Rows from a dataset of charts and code
┄┄┄┄┄┄┄┄┄┄┄┄┄┄┄┄┄┄┄┄
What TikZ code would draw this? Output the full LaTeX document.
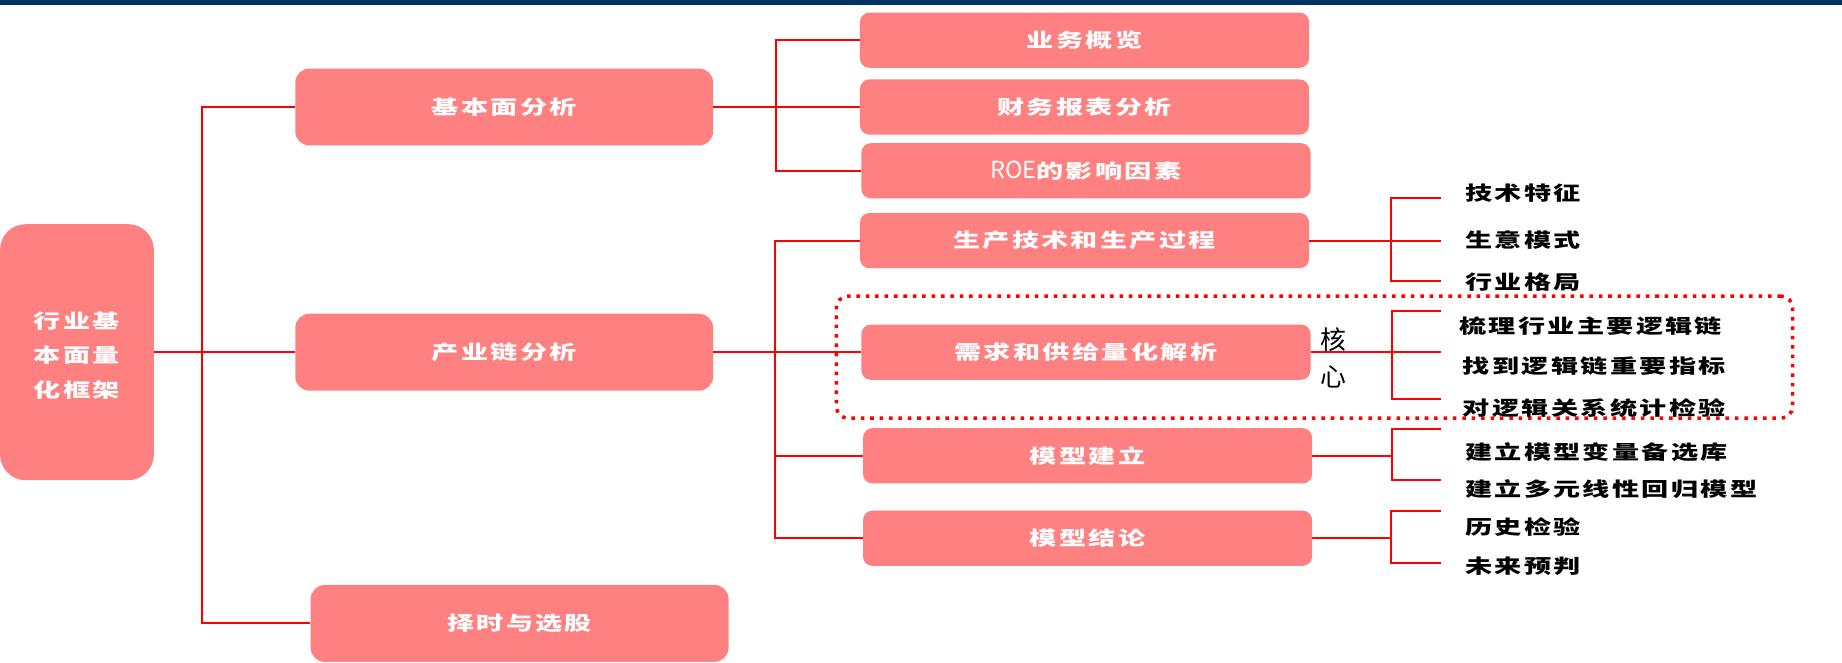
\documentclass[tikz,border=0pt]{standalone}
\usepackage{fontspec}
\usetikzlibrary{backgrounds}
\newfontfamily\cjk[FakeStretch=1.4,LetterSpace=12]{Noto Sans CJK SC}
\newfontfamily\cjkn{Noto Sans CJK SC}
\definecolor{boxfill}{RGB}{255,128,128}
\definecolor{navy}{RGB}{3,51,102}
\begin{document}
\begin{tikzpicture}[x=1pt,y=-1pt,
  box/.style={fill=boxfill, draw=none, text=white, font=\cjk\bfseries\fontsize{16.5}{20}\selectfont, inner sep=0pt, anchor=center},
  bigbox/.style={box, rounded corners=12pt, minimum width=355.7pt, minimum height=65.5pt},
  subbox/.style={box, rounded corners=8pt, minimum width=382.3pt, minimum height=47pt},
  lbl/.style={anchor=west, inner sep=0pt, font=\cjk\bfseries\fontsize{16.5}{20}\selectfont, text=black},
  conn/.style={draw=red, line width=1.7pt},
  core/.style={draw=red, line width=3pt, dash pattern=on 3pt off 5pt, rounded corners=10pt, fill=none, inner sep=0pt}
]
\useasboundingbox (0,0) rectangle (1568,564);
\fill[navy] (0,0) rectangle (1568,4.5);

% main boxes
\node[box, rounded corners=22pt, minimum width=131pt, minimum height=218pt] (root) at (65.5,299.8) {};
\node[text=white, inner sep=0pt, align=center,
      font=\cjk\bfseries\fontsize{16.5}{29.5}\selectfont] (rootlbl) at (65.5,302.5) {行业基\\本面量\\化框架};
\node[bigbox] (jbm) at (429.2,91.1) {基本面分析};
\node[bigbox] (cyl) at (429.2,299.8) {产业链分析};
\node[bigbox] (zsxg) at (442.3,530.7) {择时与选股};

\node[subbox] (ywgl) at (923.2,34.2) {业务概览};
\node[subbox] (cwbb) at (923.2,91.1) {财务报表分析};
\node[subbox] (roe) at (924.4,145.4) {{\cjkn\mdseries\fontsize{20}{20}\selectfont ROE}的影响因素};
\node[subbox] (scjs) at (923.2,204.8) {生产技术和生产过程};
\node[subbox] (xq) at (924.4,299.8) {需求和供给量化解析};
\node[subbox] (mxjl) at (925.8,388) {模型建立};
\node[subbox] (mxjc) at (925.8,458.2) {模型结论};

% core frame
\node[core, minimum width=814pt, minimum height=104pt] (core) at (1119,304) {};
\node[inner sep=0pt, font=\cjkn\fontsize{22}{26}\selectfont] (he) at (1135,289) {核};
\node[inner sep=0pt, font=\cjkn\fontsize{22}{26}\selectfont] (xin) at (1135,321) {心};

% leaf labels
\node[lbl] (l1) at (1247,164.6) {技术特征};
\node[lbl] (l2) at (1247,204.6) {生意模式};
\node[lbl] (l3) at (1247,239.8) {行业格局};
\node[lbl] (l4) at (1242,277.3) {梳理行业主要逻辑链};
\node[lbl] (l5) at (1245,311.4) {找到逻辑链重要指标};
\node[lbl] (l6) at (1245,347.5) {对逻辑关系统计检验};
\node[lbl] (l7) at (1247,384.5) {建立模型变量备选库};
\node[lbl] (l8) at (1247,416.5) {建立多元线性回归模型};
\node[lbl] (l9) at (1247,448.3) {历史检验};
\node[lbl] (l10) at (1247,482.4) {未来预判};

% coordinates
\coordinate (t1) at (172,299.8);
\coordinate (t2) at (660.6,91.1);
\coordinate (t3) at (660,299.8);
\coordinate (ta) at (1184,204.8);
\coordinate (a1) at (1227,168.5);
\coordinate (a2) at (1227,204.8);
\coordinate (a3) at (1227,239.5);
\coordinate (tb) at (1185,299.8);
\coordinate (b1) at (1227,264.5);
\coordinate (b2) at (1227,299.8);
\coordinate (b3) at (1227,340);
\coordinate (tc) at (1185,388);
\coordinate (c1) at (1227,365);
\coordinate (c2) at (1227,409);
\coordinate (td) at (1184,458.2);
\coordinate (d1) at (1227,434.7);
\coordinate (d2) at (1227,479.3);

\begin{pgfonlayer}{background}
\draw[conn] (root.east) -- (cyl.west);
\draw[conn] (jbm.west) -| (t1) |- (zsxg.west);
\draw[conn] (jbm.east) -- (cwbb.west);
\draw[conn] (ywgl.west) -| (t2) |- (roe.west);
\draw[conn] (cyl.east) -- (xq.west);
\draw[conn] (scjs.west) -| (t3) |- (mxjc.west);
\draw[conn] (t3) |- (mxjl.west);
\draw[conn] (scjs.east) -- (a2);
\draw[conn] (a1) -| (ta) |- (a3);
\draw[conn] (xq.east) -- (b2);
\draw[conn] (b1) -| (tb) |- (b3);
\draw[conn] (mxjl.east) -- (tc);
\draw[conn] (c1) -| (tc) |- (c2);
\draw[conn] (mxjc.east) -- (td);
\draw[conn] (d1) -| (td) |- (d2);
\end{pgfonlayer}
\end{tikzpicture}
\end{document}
┄┄┄┄┄┄┄┄┄┄┄┄┄┄┄┄┄┄┄┄
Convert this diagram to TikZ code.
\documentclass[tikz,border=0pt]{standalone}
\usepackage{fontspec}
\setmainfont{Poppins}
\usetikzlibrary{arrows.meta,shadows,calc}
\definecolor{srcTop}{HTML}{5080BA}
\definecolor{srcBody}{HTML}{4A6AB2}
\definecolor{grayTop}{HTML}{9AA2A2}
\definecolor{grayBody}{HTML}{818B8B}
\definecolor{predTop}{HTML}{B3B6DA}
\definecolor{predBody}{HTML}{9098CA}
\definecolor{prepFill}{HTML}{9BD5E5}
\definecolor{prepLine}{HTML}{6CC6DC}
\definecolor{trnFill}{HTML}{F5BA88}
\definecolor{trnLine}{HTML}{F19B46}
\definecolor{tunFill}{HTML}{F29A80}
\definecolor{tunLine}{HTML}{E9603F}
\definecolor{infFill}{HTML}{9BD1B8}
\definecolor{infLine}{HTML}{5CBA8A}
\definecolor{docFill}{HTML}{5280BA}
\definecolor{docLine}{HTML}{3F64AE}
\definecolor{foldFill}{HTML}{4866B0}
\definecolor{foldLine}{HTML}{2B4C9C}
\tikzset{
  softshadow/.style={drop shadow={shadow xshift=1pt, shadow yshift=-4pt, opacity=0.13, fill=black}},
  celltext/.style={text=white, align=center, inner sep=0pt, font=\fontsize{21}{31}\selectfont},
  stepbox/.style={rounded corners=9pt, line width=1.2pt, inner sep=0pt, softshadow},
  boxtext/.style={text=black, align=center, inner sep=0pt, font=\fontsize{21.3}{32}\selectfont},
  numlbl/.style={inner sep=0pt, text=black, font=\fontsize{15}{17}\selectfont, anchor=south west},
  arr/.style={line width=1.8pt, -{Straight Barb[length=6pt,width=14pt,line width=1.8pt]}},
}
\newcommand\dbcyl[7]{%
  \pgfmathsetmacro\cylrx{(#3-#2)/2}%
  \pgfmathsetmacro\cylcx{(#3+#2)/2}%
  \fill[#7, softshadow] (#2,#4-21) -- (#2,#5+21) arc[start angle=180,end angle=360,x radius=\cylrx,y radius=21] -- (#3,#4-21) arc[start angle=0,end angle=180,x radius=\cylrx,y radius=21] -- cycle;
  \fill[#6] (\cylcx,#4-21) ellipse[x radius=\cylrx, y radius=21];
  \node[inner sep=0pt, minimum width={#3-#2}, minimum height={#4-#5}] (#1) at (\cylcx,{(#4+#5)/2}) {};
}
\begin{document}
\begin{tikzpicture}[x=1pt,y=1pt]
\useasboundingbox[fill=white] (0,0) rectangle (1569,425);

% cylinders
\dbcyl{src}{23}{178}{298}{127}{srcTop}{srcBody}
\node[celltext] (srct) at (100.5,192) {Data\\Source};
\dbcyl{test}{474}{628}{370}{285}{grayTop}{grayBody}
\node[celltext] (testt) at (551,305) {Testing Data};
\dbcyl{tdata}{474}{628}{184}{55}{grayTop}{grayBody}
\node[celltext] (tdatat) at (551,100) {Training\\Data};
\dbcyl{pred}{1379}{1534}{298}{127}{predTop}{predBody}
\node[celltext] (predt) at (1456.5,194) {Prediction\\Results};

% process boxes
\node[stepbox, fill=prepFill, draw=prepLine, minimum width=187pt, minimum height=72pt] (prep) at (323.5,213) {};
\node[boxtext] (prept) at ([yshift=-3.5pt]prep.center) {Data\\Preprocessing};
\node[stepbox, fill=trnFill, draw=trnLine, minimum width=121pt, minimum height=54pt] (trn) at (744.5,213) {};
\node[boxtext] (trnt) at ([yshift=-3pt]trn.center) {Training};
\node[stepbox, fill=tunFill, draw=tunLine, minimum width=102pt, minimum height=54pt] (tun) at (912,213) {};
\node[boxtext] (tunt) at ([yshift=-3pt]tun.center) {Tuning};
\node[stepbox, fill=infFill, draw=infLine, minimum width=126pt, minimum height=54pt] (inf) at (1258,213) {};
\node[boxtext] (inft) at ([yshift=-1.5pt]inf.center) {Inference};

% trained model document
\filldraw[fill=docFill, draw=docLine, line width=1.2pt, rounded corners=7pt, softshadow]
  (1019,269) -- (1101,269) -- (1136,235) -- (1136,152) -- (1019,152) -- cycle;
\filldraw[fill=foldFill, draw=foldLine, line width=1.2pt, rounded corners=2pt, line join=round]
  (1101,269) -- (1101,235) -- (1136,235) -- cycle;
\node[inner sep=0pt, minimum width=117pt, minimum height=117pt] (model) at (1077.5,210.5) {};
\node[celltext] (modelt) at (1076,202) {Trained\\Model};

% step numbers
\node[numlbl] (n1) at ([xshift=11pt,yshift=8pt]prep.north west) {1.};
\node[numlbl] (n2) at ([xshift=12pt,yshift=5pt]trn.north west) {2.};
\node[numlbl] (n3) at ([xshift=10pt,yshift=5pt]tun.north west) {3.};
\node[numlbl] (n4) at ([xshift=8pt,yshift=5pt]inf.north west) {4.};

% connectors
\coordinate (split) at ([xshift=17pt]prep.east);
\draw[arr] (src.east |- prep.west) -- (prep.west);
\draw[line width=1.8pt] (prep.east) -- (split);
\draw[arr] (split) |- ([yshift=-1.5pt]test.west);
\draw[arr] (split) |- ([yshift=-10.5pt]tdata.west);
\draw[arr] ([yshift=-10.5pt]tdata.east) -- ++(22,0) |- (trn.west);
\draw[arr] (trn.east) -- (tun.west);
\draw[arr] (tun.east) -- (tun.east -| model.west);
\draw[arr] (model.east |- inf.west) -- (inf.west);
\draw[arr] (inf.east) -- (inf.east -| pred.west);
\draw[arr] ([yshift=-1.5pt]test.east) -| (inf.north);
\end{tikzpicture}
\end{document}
┄┄┄┄┄┄┄┄┄┄┄┄┄┄┄┄┄┄┄┄
Each line above that includes "this" should be shown.

What TikZ code would draw this? Output the full LaTeX document.
Convert this diagram to TikZ code.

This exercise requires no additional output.